O ex-presidente do Supremo Tribunal Federal (STF), Sepúlveda Pertence, hoje advogado do ex-presidente Lula, afirmou, em defesa do pedido de Habeas Corpus preventivo junto ao Superior Tribunal de Justiça (STJ), que o cumprimento da pena antes de esgotados todos os recursos priva o condenado de um direito fundamental garantido na constituição: a presunção de inocência.
Essa é também a opinião do advogado criminalista e conselheiro federal da Ordem dos Advogados do Brasil (OAB), pela Bahia, Fernando Santana. Para ele não foi nenhuma surpresa que todos os ministros tenham seguido a posição do relator, Félix Fischer, o primeiro a negar o Habeas Corpus preventivo. O ministro ditou outras decisões de tribunais superiores, que sustentam que a análise de fatos e de provas termina, em tese, na segunda instância. “Tinha certeza de que a decisão seria essa, já que a mudança de paradigma já havia sido feita pelo STF”, afirma Fernando Santana, se referindo ao fato de que desde 2016 o STF entende que a prisão já pode ser decretada após a condenação em segunda instância.
Ainda sobre a tese de que a análise de fatos e de provas termina na segunda instância, o advogado criminalista argumenta que existem questões de direito que podem repercutir contra o conteúdo da própria decisão condenatória e anulá-la, independentemente de estar examinando prova ou não.
Chama a atenção o que Fernando Santana intitula de “onda punitivista”: punir a qualquer preço, sem que haja a garantia de direitos individuais. Isso porque a decisão do STF em 2016 foi uma declaração que aconteceu no julgamento de um caso isolado e não tem força de súmula vinculante, quando todo Tribunal tem que cumprir. Mas é isso que vem acontecendo, o que para o conselheiro federal significa dizer que o Supremo reescreveu a Constituição Federal. “Do ponto de vista material e formal, o trânsito em julgado como categoria jurídica está assentado e pacificado, tanto na doutrina, como na jurisprudência. Não preocupa o nome a quem se negou o habeas corpus. Preocupa a violação do princípio constitucional da presunção de inocência e de não culpabilidade”. De acordo com esse princípio ninguém será considerado culpado até o trânsito em julgado de sentença penal condenatória, que inclui os recursos especial e extraordinário, junto ao STJ e STF, respectivamente.
Se não se esgotam todas as certezas possíveis em relação à sentença, a dúvida favorece o réu. É o in dubio pro reo, princípio do processo penal que em latim significa, literalmente, “na dúvida, em favor do réu”. O que é um retrocesso na garantia dos direitos fundamentais do cidadão. “Minha pergunta é: Quem vai devolver esses dias de liberdade àqueles que foram cumprir pena antecipadamente e depois tiveram a sua situação processual revista?”, levanta a questão.

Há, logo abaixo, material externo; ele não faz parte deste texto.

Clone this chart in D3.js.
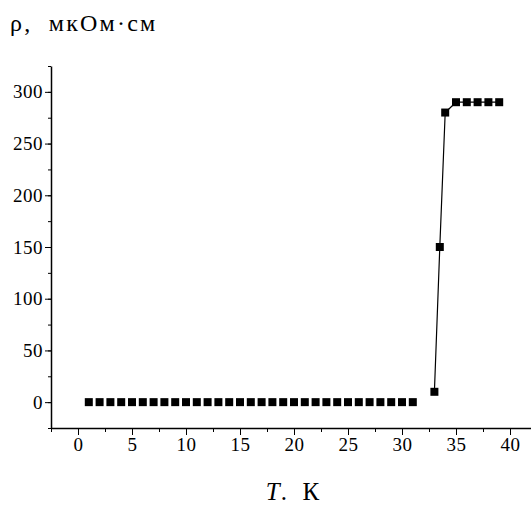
<!DOCTYPE html>
<html>
<head>
<meta charset="utf-8">
<script src="https://cdn.jsdelivr.net/npm/d3@7"></script>
<style>
  body { margin: 0; background: #fff; }
</style>
</head>
<body>
<div id="chart"></div>
<script>
// temperature, K
const temps = [1, 2, 3, 4, 5, 6, 7, 8, 9, 10, 11, 12, 13, 14, 15, 16, 17, 18, 19, 20,
  21, 22, 23, 24, 25, 26, 27, 28, 29, 30, 31, 33, 33.5, 34, 35, 36, 37, 38, 39];
// resistivity, µΩ·cm
const rho = [0, 0, 0, 0, 0, 0, 0, 0, 0, 0, 0, 0, 0, 0, 0, 0, 0, 0, 0, 0,
  0, 0, 0, 0, 0, 0, 0, 0, 0, 0, 0, 10, 150, 280, 290, 290, 290, 290, 290];
const xTicks = [0, 5, 10, 15, 20, 25, 30, 35, 40];
const yTicks = [0, 50, 100, 150, 200, 250, 300];

const serif = '"Liberation Serif", serif';

const width = 531, height = 506;
const svg = d3.select('#chart').append('svg')
  .attr('width', width)
  .attr('height', height);

const x = d3.scaleLinear().domain([-2.5, 42.5]).range([51, 537]);
const y = d3.scaleLinear().domain([-25, 325]).range([428, 66]);

const data = temps.map((t, i) => ({ t, r: rho[i] }));

// y axis: minor then major ticks
svg.append('g')
  .attr('transform', `translate(${x(-2.5)},0)`)
  .call(d3.axisLeft(y).tickValues(d3.range(-25, 326, 25)).tickSize(3).tickFormat(''))
  .call(g => g.select('.domain').remove())
  .selectAll('line').attr('stroke', '#000');
svg.append('g')
  .attr('transform', `translate(${x(-2.5)},0)`)
  .call(d3.axisLeft(y).tickValues(yTicks).tickSize(6).tickSizeOuter(0).tickPadding(2))
  .call(g => g.select('.domain').attr('stroke', '#000').attr('stroke-width', 1.5))
  .call(g => g.selectAll('text').attr('font-family', serif).style('font-size', '19px')
    .style('letter-spacing', '0.5px').attr('fill', '#000'))
  .call(g => g.selectAll('line').attr('stroke', '#000'));

// x axis
svg.append('g')
  .attr('transform', `translate(0,${y(-25)})`)
  .call(d3.axisBottom(x).tickValues(d3.range(-2.5, 40.1, 2.5)).tickSize(4).tickFormat(''))
  .call(g => g.select('.domain').remove())
  .selectAll('line').attr('stroke', '#000');
svg.append('g')
  .attr('transform', `translate(0,${y(-25)})`)
  .call(d3.axisBottom(x).tickValues(xTicks).tickSize(7).tickSizeOuter(0).tickPadding(3))
  .call(g => g.select('.domain').attr('stroke', '#000').attr('stroke-width', 1.5))
  .call(g => g.selectAll('text').attr('font-family', serif).style('font-size', '19px')
    .style('letter-spacing', '0.5px').attr('fill', '#000'))
  .call(g => g.selectAll('line').attr('stroke', '#000'));

// connecting line, drawn through the transition points only
svg.append('path')
  .datum(data.filter(d => d.t >= 33))
  .attr('fill', 'none')
  .attr('stroke', '#000')
  .attr('stroke-width', 1.2)
  .attr('d', d3.line().x(d => x(d.t)).y(d => y(d.r)));

// square markers
const s = 8;
svg.append('g').selectAll('rect')
  .data(data)
  .join('rect')
  .attr('x', d => x(d.t) - s / 2)
  .attr('y', d => y(d.r) - s / 2)
  .attr('width', s)
  .attr('height', s)
  .attr('fill', '#000');

// titles
svg.append('text')
  .attr('x', 10)
  .attr('y', 31)
  .attr('font-family', serif)
  .style('font-size', '24px')
  .style('letter-spacing', '2.2px')
  .style('white-space', 'pre')
  .text('ρ,  мкОм·см');

const xl = svg.append('text')
  .attr('x', 293)
  .attr('y', 500)
  .attr('text-anchor', 'middle')
  .attr('font-family', serif)
  .style('font-size', '25px')
  .style('letter-spacing', '1px')
  .style('white-space', 'pre');
xl.append('tspan').style('font-style', 'italic').text('T');
xl.append('tspan').text('.  К');
</script>
</body>
</html>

Ontem (06/02) o Superior Tribunal de Justiça negou por unanimidade o pedido da defesa para evitar que Lula seja preso após a condenação em segunda instância. Isso deve acontecer quando se esgotarem todos os recursos junto ao Tribunal Regional Federal da Quarta Região, que confirmou a condenação do ex-presidente no caso do triplex do Guarujá. Com o Habeas Corpus preventivo negado, a defesa do ex-presidente Lula ainda pode recorrer na própria turma do STJ com embargo de declaração, um recurso que serve para tirar dúvidas sobre a decisão. O resultado só do julgamento só pode ser revertido pelo STF caso a defesa apresente esse pedido.
A defesa de Lula pressiona para que o STF reveja a posição. A presidente do Supremo, ministra Carmen Lúcia, já declarou que não vê motivo para rediscutir a questão apenas dois anos após o entendimento já firmado. Carmen Lúcia não tem pautado o tema, apesar da pressão de advogados de defesa, partidos políticos e até de alguns ministros da Corte. “Parece-me que é uma opção condicionada pelo nome de alguém na capa de um certo processo, Lula, esquecendo que a solução interessa à cidadania brasileira. O que apequena o STF é a série de decisões monocráticas de vários ministros do próprio Tribunal e que desafiam a prevalência da mudança do paradigma de interpretação da cláusula constitucional de respeito ao trânsito em julgado da sentença penal condenatória”, conclui Fernando Santana.